Çin’in Ankara Büyükelçiliği, İHH İnsani ve Sosyal Araştırmalar Merkezi (İNSAMER) tarafından hazırlanan "Doğu Türkistan'da Toplama Kampları: Adım Adım Soykırım" raporu Çin’in tepkisini çekti. Doğu Türkistan’daki toplama kamplarında yaşananların anlatıldığı rapora karşı Çin, sorunun terör ve bölücülük olduğunu iddia ederken, raporda yer alan bilgilerin gerçeği yansıtmadığına dair herhangi bir kanıt sunulmadı.
Çin, açıklamasında şu ifadelere yer verildi:
Çin Halk Cumhuriyeti Ankara Büyükelçiliği Sözcüsü'nün Xinjiang Konusuna İlişkin Açıklaması
"Son günlerde, Türkiye'deki bazı siyaseçiler ve STK'lar, inanç özgürlüğü ve insan hakları gibi bahanelerle gerçek durumları hiçe sayarak keyfi bir şekilde yalanlar uydurmakta, Çin'in Xinjiang'ı yönetim politikalarını karalamaktadırlar. Onların bu yaptıklarını şiddetli kınıyoruz ve buna kesinlikle karşı çıkıyoruz.
Xinjiang ile ilgili konular hiçbir zaman insan hakları, etnik grup ya da inanç sorunu olmamış, tamamen şiddet, terör ve bölücülük sorunu olmuştur. Çin Hükümeti, yasalar çerçevesinde Xinjiang Uygur Özerk Bölgesi'nde teröre darbe indirme ve aşırıcılığı giderme tedbirleri alarak, söz konusu bölgedeki güvenlik durumunu ciddi bir şekilde iyileştirmiş, Xinjiang halkının yaşam hakkı, sağlık hakkı ve kalkınma hakkını güçlü bir şekilde korumuştur. Şu anda Xinjiang Uygur Özerk Bölgesi istikrarını korumakta, ekonomisini hızla geliştirmekte, çeşitli etnik gruplardan vatandaşlarımız dayanışma içinde yaşamakta, toplum uyum için bulunmakta ve halk huzur içinde hayatını sürdürmektedir.

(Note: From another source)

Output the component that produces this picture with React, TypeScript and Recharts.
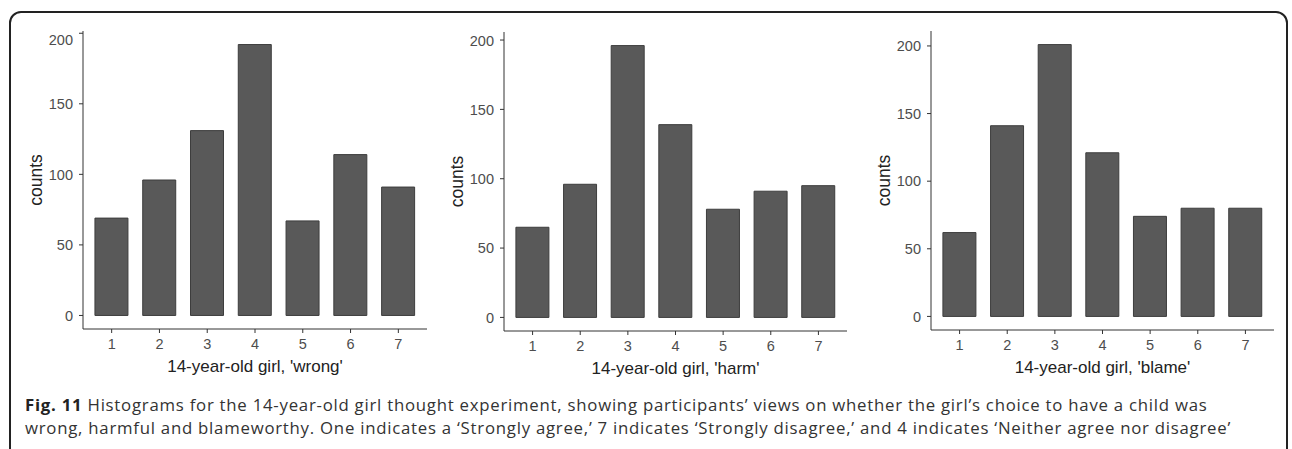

Terörizm ve bölücülük hiçbir zaman Çin'in Xinjiang Uygur Özerk Bölgesi'nin barış ve istikrarını sabote edemez. Herhangi bir dış gücün Xinjiang'ı karalama çabası, bölgedeki etnik gruplarının dayanışmasını, refahını ve gelişmesini engelleyemez.”
İHH Raporu
İHH tarafından hazırlanan raporda Çin'in Doğu Türkistan’ın yer altı zenginliklerinin peşinde olduğu belirtilmişti. Raporda sözde "Mesleki Eğitim ve Öğretim Merkezi" ismiyle son yıllarda toplama kampı sayısını artırdığına dikkati çekilirken, kampların Sovyet Gulaglarını hatırlattığı savunulmuştu. Raporla ilgili olarak ise, “Kamplarda her türlü fiziksel, psikolojik işkence yöntemi uygulanıyor. Keyfi güç kullanımı, özgürlüğün sistematik olarak kaldırılması, kültür ve inançların tahkiri, ideolojik baskılama, taciz ve işkence gibi tüm metodlar kullanılıyor. Bölgedeki 1200 civarı kampta 3 milyon kişinin olabileceği tahmin ediliyor. Çin'in gizlilik ve kapalılık politikaları yüzünden maalesef net bilgilere ulaşmak çok güç" ifadeleri kullanılmıştı.